I started to feel good, accomplished. My runs got longer and longer; soon I was at 120 minutes a day. "Keep running, you Sally!" That was the mantra I'd learned from my father on the sports fields. I'd say it over and over -- an engine keeping me going -- and envision myself getting thinner and thinner. My runner's high, a euphoria that was probably heightened by my starvation, was intoxicating. It felt more like love than anything I had ever known.

I felt strong enough by next fall to re-enroll in college -- this time at Emerson College and, against my father's wishes, in the "sissy" departments of musical theater and poetry. I started to make space for other people and things. I went out on a date with a guy, and kissed another one -- though I kept peering over his shoulder, convinced my father would barge in any moment and scold me.

I would eat and drink on my dates. But the morning after, the shame and guilt were unbearable. I would obsess over how many grams of fat I'd let pass through my lips. To compensate, I'd run longer and harder, and skip eating for the following two days. I discovered laxatives, and began to depend on them to purge. Then I turned to fat burners, swallowing them by the fistfuls. I wound up urinating blood.

The shame I associated with intimacy prompted me to stave it off, too. I'd get involved with a guy, but as soon as we started to get close, I'd reject him -- a sort of sexual anorexia. After each break-up, I would return to starvation and running to help me forget. To replace the possibility of real love with an affair as trustworthy and familiar as I'd ever known.

The tug of war between anorexia and real love raged on inside me for years. Sometimes love would prevail, like during my semester abroad in Holland, when I divorced myself from anorexia long enough to outgrow the size 28 corduroys I'd arrived with. But I returned to the U.S. obsessing about my waist size once more.

I went to Northwestern for grad school, where, again, I chose starving and running over having a boyfriend. I ran the 1999 Chicago Marathon. It helped me stay dedicated to eating less and running more. Suffice it to say, I did not load up on carbs.

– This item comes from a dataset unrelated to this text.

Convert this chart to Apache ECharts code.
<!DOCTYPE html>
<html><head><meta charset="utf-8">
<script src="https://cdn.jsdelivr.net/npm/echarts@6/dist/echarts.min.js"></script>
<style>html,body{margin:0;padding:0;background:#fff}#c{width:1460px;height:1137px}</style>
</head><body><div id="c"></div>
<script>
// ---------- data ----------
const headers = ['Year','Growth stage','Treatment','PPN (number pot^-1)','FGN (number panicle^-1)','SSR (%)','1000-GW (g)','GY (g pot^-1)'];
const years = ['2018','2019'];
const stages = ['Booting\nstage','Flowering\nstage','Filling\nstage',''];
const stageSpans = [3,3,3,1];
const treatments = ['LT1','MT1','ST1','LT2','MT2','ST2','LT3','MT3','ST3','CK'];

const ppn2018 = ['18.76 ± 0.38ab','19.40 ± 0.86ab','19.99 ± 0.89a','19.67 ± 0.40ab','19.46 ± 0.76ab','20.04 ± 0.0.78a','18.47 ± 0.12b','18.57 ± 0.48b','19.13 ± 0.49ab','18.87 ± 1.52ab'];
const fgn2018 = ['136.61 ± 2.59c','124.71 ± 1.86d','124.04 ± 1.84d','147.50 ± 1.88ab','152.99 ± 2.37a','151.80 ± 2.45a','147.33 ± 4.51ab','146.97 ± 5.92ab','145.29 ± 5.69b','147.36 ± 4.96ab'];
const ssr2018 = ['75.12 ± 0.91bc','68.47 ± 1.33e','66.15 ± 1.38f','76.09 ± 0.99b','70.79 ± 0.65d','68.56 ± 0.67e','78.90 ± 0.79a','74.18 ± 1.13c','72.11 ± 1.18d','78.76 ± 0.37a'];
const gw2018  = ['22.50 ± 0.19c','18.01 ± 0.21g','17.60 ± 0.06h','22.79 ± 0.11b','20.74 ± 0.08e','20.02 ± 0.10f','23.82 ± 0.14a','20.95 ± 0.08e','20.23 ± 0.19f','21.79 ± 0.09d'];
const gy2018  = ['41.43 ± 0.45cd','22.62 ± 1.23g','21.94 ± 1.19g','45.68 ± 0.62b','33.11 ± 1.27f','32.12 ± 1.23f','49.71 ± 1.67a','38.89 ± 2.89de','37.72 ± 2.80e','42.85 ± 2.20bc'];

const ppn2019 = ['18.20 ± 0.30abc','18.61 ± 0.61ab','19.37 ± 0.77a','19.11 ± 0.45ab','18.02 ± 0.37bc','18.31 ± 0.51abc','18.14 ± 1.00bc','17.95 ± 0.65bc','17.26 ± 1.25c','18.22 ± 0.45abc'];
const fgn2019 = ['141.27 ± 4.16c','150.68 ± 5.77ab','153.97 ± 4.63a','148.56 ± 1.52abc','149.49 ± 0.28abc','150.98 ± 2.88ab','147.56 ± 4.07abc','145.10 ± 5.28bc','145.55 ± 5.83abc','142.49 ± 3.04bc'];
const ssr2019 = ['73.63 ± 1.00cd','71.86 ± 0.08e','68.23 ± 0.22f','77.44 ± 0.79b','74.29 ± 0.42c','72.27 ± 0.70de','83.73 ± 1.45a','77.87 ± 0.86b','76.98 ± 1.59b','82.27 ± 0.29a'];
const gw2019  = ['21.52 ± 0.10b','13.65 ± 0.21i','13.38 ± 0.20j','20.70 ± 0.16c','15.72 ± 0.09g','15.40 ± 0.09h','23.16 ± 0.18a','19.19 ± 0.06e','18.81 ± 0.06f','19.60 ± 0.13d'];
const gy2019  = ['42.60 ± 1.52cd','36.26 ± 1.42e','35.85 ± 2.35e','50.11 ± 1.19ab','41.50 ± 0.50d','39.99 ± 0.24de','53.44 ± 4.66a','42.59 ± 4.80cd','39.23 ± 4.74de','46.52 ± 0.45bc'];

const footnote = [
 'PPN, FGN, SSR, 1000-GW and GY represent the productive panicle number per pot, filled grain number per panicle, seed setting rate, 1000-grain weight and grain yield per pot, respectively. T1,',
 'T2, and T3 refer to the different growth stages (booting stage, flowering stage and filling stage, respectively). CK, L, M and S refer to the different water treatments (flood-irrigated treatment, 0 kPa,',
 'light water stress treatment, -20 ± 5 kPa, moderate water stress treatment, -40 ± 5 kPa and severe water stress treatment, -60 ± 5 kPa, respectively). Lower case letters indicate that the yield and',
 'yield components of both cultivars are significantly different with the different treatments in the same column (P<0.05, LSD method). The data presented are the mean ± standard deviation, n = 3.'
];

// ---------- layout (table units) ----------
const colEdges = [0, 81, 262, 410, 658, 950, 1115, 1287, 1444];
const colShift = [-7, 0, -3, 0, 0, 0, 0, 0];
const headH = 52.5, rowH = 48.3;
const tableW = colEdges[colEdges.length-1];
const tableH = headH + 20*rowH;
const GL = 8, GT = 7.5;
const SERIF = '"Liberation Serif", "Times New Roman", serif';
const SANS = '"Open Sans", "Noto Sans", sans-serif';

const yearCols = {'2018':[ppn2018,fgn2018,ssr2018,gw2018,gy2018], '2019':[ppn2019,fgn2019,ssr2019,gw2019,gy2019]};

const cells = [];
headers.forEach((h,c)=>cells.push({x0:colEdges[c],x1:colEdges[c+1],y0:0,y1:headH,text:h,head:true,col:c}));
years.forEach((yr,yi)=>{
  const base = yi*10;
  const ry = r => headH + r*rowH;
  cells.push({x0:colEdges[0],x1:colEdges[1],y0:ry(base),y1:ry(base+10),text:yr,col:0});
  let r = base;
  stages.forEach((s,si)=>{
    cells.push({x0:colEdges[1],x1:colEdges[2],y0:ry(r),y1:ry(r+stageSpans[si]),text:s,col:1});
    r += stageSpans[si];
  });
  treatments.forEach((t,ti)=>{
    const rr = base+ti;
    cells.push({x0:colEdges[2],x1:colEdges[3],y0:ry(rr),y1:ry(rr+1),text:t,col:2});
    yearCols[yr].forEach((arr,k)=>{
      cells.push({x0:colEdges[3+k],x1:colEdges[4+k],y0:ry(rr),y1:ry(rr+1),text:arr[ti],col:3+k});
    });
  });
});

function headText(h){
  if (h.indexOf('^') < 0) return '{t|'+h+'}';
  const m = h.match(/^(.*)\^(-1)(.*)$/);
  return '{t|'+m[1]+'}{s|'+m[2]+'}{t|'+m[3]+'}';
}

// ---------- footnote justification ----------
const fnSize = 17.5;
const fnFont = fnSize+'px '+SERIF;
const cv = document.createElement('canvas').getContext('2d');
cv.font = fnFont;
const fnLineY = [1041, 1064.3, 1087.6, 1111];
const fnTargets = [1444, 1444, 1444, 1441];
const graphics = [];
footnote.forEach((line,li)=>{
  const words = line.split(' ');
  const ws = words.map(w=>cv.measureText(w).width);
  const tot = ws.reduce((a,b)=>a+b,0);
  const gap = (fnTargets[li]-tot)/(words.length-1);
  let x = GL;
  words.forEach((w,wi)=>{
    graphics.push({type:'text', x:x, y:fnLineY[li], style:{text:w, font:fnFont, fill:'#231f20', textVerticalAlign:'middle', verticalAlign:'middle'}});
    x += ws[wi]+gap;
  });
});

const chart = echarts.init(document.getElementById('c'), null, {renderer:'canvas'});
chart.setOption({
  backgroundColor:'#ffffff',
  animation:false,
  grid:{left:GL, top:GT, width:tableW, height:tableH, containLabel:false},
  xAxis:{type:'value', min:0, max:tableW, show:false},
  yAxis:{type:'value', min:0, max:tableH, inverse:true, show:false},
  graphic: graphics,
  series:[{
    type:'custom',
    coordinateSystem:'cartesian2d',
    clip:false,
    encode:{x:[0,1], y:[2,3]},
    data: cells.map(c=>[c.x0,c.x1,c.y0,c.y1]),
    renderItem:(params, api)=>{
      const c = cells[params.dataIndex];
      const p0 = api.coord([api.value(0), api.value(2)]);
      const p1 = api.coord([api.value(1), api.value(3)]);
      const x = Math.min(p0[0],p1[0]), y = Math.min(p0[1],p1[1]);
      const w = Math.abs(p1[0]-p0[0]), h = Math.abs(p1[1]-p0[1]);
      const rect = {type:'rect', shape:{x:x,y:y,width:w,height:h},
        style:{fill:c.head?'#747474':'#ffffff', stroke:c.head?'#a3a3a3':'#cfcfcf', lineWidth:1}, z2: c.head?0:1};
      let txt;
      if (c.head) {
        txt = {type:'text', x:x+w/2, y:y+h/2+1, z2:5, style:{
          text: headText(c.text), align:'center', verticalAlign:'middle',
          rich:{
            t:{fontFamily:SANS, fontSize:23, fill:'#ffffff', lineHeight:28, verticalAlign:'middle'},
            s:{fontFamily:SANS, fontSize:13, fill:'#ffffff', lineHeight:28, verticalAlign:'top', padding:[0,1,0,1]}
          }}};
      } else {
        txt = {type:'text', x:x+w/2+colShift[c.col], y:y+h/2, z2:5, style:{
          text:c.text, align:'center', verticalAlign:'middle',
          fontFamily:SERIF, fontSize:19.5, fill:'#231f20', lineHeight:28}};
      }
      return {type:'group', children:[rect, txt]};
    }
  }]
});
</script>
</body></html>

With each passing year, I punished myself for each sexual indulgence by trying to starve the gayness out of me, and maybe even slowly kill myself. I'd tried a couple therapists before, but they always wanted to focus on the eating disorder, and make the running stop. These were my life rafts, and I'd be damned if I had to go through life without them. Therapy never lasted long.

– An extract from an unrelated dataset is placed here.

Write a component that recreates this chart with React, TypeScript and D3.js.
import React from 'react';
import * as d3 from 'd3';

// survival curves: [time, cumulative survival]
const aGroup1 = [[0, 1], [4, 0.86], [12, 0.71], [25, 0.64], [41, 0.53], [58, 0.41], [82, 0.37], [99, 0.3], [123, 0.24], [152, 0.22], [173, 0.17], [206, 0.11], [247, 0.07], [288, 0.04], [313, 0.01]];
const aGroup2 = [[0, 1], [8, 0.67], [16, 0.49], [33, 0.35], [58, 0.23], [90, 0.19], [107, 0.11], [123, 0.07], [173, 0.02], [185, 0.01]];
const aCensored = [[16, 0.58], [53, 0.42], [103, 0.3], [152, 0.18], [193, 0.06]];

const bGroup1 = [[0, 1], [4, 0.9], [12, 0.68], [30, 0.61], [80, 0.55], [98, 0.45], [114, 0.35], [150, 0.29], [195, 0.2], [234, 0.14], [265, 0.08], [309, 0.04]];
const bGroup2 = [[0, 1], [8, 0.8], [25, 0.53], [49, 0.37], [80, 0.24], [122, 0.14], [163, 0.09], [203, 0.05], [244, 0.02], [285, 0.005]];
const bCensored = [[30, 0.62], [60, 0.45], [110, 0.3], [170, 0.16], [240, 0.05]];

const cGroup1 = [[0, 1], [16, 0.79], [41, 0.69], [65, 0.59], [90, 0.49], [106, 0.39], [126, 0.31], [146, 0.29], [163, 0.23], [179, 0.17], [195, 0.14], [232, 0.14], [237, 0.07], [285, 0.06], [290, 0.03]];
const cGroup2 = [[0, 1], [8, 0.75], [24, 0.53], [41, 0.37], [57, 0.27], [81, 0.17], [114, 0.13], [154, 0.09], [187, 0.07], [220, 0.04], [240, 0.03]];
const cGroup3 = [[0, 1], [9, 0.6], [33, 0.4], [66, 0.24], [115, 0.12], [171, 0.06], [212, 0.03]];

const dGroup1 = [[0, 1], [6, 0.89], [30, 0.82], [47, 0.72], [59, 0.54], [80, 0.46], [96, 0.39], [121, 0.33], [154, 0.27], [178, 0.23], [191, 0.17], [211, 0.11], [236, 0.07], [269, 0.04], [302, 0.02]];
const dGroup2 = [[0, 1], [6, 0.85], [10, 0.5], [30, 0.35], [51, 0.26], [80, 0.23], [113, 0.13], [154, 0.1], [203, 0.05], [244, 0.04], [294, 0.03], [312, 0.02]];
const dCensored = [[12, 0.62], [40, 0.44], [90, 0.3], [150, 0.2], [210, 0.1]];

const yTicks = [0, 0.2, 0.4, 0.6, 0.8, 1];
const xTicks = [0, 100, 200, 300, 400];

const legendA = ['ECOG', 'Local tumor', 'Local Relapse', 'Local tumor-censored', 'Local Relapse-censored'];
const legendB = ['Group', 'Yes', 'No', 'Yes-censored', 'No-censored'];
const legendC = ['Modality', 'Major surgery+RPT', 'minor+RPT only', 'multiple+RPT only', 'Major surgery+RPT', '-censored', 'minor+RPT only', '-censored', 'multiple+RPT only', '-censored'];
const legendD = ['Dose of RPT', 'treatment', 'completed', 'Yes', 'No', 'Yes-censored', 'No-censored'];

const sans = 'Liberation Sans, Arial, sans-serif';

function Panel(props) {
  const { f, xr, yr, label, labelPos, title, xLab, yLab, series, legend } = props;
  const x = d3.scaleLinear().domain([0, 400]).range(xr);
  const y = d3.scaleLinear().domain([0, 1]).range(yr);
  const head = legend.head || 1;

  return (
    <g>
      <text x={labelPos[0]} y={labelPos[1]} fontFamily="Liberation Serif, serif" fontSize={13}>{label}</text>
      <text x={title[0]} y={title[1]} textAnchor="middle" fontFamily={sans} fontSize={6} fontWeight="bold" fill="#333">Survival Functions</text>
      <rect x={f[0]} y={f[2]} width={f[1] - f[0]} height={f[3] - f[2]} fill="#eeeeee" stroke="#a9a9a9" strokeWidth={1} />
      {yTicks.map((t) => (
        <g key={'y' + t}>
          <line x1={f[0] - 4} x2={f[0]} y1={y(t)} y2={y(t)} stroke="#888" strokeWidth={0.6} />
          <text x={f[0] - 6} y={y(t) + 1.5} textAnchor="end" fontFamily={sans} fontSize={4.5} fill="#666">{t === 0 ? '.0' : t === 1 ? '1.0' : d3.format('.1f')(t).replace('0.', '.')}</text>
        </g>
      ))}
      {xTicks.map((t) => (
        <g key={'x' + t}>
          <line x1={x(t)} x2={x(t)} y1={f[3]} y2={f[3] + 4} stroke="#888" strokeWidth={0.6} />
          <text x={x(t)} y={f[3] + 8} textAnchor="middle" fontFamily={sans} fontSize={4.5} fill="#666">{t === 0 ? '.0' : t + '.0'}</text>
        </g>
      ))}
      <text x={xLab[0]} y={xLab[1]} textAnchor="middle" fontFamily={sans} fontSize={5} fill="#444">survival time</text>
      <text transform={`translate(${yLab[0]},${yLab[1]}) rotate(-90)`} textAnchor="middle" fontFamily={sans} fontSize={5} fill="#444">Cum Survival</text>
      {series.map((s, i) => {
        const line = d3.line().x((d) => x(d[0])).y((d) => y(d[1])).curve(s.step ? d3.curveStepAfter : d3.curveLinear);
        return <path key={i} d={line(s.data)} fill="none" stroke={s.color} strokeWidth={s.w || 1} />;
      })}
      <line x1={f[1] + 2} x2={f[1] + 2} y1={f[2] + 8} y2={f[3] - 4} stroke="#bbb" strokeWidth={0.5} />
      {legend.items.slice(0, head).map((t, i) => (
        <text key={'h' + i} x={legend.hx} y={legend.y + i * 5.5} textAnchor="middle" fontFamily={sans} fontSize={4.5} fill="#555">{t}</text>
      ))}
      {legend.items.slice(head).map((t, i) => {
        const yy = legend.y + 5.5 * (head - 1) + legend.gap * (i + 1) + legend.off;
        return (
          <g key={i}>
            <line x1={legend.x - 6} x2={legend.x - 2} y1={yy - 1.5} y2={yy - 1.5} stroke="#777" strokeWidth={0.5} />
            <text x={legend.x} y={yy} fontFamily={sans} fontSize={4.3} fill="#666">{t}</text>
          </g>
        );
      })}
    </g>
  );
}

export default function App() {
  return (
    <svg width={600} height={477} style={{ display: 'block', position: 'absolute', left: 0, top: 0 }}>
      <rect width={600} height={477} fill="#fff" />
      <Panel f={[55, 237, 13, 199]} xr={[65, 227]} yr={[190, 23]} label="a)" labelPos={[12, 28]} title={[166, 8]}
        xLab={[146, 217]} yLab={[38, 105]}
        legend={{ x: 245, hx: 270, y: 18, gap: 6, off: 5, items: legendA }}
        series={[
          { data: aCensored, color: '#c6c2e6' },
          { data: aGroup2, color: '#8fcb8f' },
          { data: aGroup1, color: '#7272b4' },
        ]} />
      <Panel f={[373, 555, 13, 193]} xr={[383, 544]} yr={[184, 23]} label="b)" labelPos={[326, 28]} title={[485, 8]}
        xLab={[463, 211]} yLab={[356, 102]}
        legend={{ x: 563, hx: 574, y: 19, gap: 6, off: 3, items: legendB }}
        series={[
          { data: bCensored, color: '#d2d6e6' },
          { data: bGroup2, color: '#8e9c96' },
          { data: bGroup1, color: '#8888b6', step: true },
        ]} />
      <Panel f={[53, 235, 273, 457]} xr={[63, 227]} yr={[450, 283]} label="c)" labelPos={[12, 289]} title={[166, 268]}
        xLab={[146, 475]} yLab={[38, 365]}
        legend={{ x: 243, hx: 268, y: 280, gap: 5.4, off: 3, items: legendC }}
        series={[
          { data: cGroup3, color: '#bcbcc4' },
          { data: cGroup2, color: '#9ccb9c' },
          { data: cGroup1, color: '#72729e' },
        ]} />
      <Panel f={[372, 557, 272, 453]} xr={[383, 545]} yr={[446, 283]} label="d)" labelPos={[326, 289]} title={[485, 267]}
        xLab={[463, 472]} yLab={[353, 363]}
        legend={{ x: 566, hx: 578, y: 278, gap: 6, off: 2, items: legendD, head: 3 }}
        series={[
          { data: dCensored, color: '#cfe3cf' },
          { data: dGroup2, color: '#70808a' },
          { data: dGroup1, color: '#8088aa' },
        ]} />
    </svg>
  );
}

But in Chicago, I met Dr. Robert. He didn't want to talk about anorexia or obsessive exercise. He went to work on my internalized homophobia instead. He challenged me, impressed upon me that I could be both a good person, and gay. It went completely against everything my father had ever taught me. It was hard to digest. But in some time-released way, later it clicked.

For the next several years, I found balance, gained weight, and enjoyed life. I fell for a man named Stephen. I drove back to Andover to tell my parents I had a steady boyfriend. My mom was happy for me; my father chased me out of the house. I found that when I had the courage to love and be loved by another man, against my father's regime, my obsession with running and starving myself lessened.

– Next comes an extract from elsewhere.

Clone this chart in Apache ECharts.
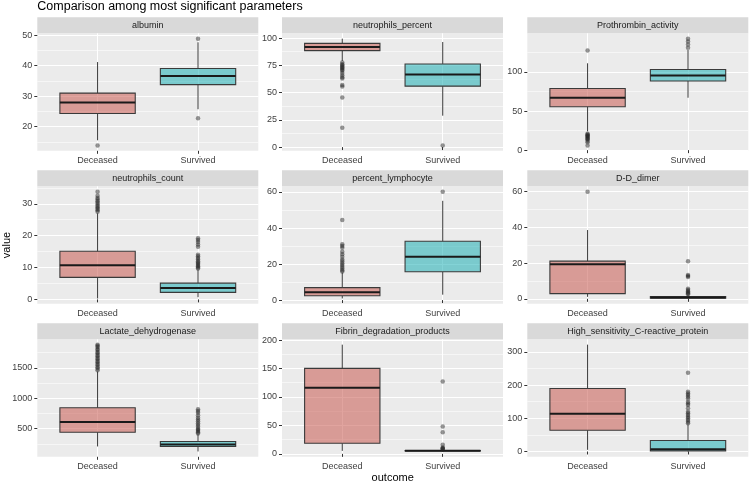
<!DOCTYPE html>
<html><head><meta charset="utf-8">
<script src="https://cdn.jsdelivr.net/npm/echarts@6/dist/echarts.min.js"></script>
<style>html,body{margin:0;padding:0;background:#fff}#c{width:749px;height:483px}</style>
</head><body><div id="c"></div>
<script>
// ---------------- data ----------------
const TITLE = 'Comparison among most significant parameters';
const PARAMS = ['albumin', 'neutrophils_percent', 'Prothrombin_activity',
  'neutrophils_count', 'percent_lymphocyte', 'D-D_dimer',
  'Lactate_dehydrogenase', 'Fibrin_degradation_products', 'High_sensitivity_C-reactive_protein'];
const OUTCOMES = ['Deceased', 'Survived'];

// [lower whisker, Q1, median, Q3, upper whisker]
const deceasedBoxes = [
  [15.5, 24.3, 27.9, 31.0, 41.2],
  [79, 88.5, 91.8, 95.2, 99.5],
  [24, 55.5, 67, 78.8, 111],
  [0.3, 6.9, 10.7, 15.1, 27],
  [0.9, 2.4, 4.3, 6.9, 15.3],
  [1.1, 2.9, 19.4, 21.1, 38.5],
  [207, 441, 609, 842, 1440],
  [5.2, 18.6, 116, 150.3, 192],
  [5, 64, 114, 190, 322]
];
const survivedBoxes = [
  [25.7, 33.8, 36.6, 39.1, 47.7],
  [28.8, 55.9, 66.6, 76.3, 96.4],
  [67, 88.4, 95.5, 103, 128],
  [0.7, 2.2, 3.6, 5.1, 9.3],
  [3, 15.7, 24.1, 32.7, 55.1],
  [0.2, 0.4, 0.7, 1.3, 2.2],
  [125, 207, 239, 288, 408],
  [4.2, 5, 5.5, 6, 7],
  [0.1, 2, 7, 33, 82]
];
const deceasedOutliers = [
  [13.8],
  [77.5, 76, 75, 74, 73, 72, 71, 70, 68, 66, 64, 63, 57, 55.5, 45.6, 17.8],
  [127.5, 21, 20, 19, 18, 17, 16, 15, 14, 12, 10, 6],
  [27.5, 28, 28.4, 28.8, 29.3, 29.8, 30.3, 30.8, 31.3, 31.8, 32.5, 33.8],
  [15.8, 16.5, 17.5, 18.5, 19.5, 20.5, 21.5, 22.5, 24, 25.5, 26.8, 29, 30, 31, 44.5],
  [60],
  [1460, 1490, 1510, 1540, 1560, 1590, 1610, 1640, 1660, 1690, 1710, 1740, 1760, 1790, 1810, 1840, 1860, 1880],
  [],
  []
];
const survivedOutliers = [
  [22.7, 48.9],
  [1.5],
  [131, 135, 138.8, 142.5],
  [9.7, 10, 10.4, 10.8, 11.2, 11.6, 12, 12.5, 13, 13.5, 14, 16.5, 17.2, 18, 18.6, 19.2],
  [60.2],
  [2.6, 3.1, 3.6, 4.2, 5.0, 5.7, 12.2, 12.8, 13.3, 21.1],
  [420, 440, 460, 480, 500, 530, 560, 590, 620, 650, 680, 720, 760, 790, 820],
  [8, 9, 10, 11, 16, 38, 48, 127],
  [85, 90, 95, 100, 105, 110, 115, 120, 130, 140, 145, 150, 160, 165, 170, 175, 180, 237]
];
const yTicks = [
  [20, 30, 40, 50],
  [0, 25, 50, 75, 100],
  [0, 50, 100],
  [0, 10, 20, 30],
  [0, 20, 40, 60],
  [0, 20, 40, 60],
  [500, 1000, 1500],
  [0, 50, 100, 150, 200],
  [0, 100, 200, 300]
];

// ---------------- layout / style ----------------
const FONT = 'Liberation Sans, Arial, sans-serif';
const COL_LEFT = [37.3, 282, 527.3];
const ROW_TOP = [17.3, 170.3, 323.3];
const PANEL_W = 221;
const STRIP_H = 16;
const PANEL_H = 117.5;
const BOX_WIDTH = 0.75;
const FILLS = ['rgba(200,90,80,0.55)', 'rgba(30,175,180,0.55)'];
const TICK_TEXT = '#404040';

const grids = [], xAxes = [], yAxes = [], series = [], graphics = [];

PARAMS.forEach((name, i) => {
  const r = Math.floor(i / 3), c = i % 3;
  const left = COL_LEFT[c], top = ROW_TOP[r] + STRIP_H;
  grids.push({left, top, width: PANEL_W, height: PANEL_H, show: true,
    backgroundColor: '#EBEBEB', borderWidth: 0, containLabel: false});

  const all = deceasedBoxes[i].concat(survivedBoxes[i], deceasedOutliers[i], survivedOutliers[i]);
  const lo = Math.min(...all), hi = Math.max(...all);
  const pad = 0.05 * (hi - lo);
  const ymin = lo - pad, ymax = hi + pad;
  const ticks = yTicks[i];
  const step = ticks[1] - ticks[0];
  const minors = [];
  for (let v = ticks[0] - step / 2; v <= ymax; v += step) {
    if (v >= ymin) minors.push(v);
  }

  xAxes.push({gridIndex: i, type: 'value', min: 0.4, max: 2.6,
    axisLine: {show: false},
    axisTick: {show: true, customValues: [1, 2], length: 3, lineStyle: {color: '#333333', width: 1}},
    axisLabel: {show: true, customValues: [1, 2], margin: 5, fontSize: 9, color: TICK_TEXT, fontFamily: FONT,
      formatter: v => OUTCOMES[Math.round(v) - 1]},
    splitLine: {show: true, lineStyle: {color: '#FFFFFF', width: 1}}
  });
  yAxes.push({gridIndex: i, type: 'value', min: ymin, max: ymax, position: 'left',
    axisLine: {show: false},
    axisTick: {show: true, customValues: ticks, length: 3, lineStyle: {color: '#333333', width: 1}},
    axisLabel: {show: true, customValues: ticks, margin: 5, fontSize: 9, color: TICK_TEXT, fontFamily: FONT,
      formatter: v => String(v)},
    splitLine: {show: true, lineStyle: {color: '#FFFFFF', width: 1}}
  });
  yAxes.push({gridIndex: i, type: 'value', min: ymin, max: ymax, position: 'left', offset: 0,
    axisLine: {show: false},
    axisTick: {show: false, customValues: minors},
    axisLabel: {show: false, customValues: minors},
    splitLine: {show: true, lineStyle: {color: 'rgba(255,255,255,0.55)', width: 1}}
  });

  series.push({
    type: 'custom', xAxisIndex: i, yAxisIndex: 2 * i, z: 3,
    data: [[1].concat(deceasedBoxes[i]), [2].concat(survivedBoxes[i])],
    encode: {x: 0, y: [1, 2, 3, 4, 5]},
    renderItem: (params, api) => {
      const x = api.value(0);
      const pLo = api.coord([x, api.value(1)]);
      const pQ1 = api.coord([x, api.value(2)]);
      const pMed = api.coord([x, api.value(3)]);
      const pQ3 = api.coord([x, api.value(4)]);
      const pHi = api.coord([x, api.value(5)]);
      const w = api.size([BOX_WIDTH, 0])[0];
      const fill = FILLS[Math.round(x) - 1];
      const stroke = '#3A3A3A';
      return {type: 'group', children: [
        {type: 'line', shape: {x1: pLo[0], y1: pLo[1], x2: pQ1[0], y2: pQ1[1]}, style: {stroke, lineWidth: 1}},
        {type: 'line', shape: {x1: pQ3[0], y1: pQ3[1], x2: pHi[0], y2: pHi[1]}, style: {stroke, lineWidth: 1}},
        {type: 'rect', shape: {x: pQ3[0] - w / 2, y: pQ3[1], width: w, height: pQ1[1] - pQ3[1]},
          style: {fill, stroke, lineWidth: 1.1}},
        {type: 'line', shape: {x1: pMed[0] - w / 2, y1: pMed[1], x2: pMed[0] + w / 2, y2: pMed[1]},
          style: {stroke: '#1A1A1A', lineWidth: 2}}
      ]};
    }
  });
  const pts = deceasedOutliers[i].map(v => [1, v]).concat(survivedOutliers[i].map(v => [2, v]));
  series.push({
    type: 'scatter', xAxisIndex: i, yAxisIndex: 2 * i, z: 4,
    symbol: 'circle', symbolSize: 4.5, data: pts,
    itemStyle: {color: 'rgba(35,35,35,0.6)'}
  });

  graphics.push({type: 'rect', shape: {x: left, y: ROW_TOP[r], width: PANEL_W, height: STRIP_H},
    style: {fill: '#D9D9D9'}, silent: true});
  graphics.push({type: 'text', x: left + PANEL_W / 2, y: ROW_TOP[r] + STRIP_H / 2,
    style: {text: name, align: 'center', verticalAlign: 'middle', fontSize: 9, fill: '#1A1A1A', fontFamily: FONT}});
});

graphics.push({type: 'text', x: 392.7, y: 477.5,
  style: {text: 'outcome', align: 'center', verticalAlign: 'middle', fontSize: 11, fill: '#000000', fontFamily: FONT}});
graphics.push({type: 'text', x: 7, y: 245, rotation: Math.PI / 2,
  style: {text: 'value', align: 'center', verticalAlign: 'middle', fontSize: 11, fill: '#000000', fontFamily: FONT}});
graphics.push({type: 'text', x: 37.3, y: 7,
  style: {text: TITLE, align: 'left', verticalAlign: 'middle', fontSize: 12.5, fill: '#000000', fontFamily: FONT}});

const chart = echarts.init(document.getElementById('c'), null, {renderer: 'canvas'});
chart.setOption({
  animation: false,
  backgroundColor: '#FFFFFF',
  textStyle: {fontFamily: FONT},
  grid: grids, xAxis: xAxes, yAxis: yAxes, series, graphic: graphics
});
</script></body></html>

A psychology professor at Emerson once told me that consistent love could cure most things. And that's what I've found with Justin. When I met him, there was a warmth and kindness in his face that I knew could sustain me. After buying our first home together in Pittsburgh, I filled out a bit. We cooked meals, dined out, and spent holidays together, surrounded by friends and family who embraced us. We traveled and tried new foods. I let Justin's consistent love fill me up. It made, and continues to make, me feel that I deserve the nourishment of food, and the everyday pleasures that life with him has to offer.

Justin vanquished my heart from the bottomless pits of anorexia and endless running. After my mother died, they tried to win me back. But Justin's love prevailed. My weight now fluctuates within a few pounds. There's a little more of me to love. And it's all Justin's.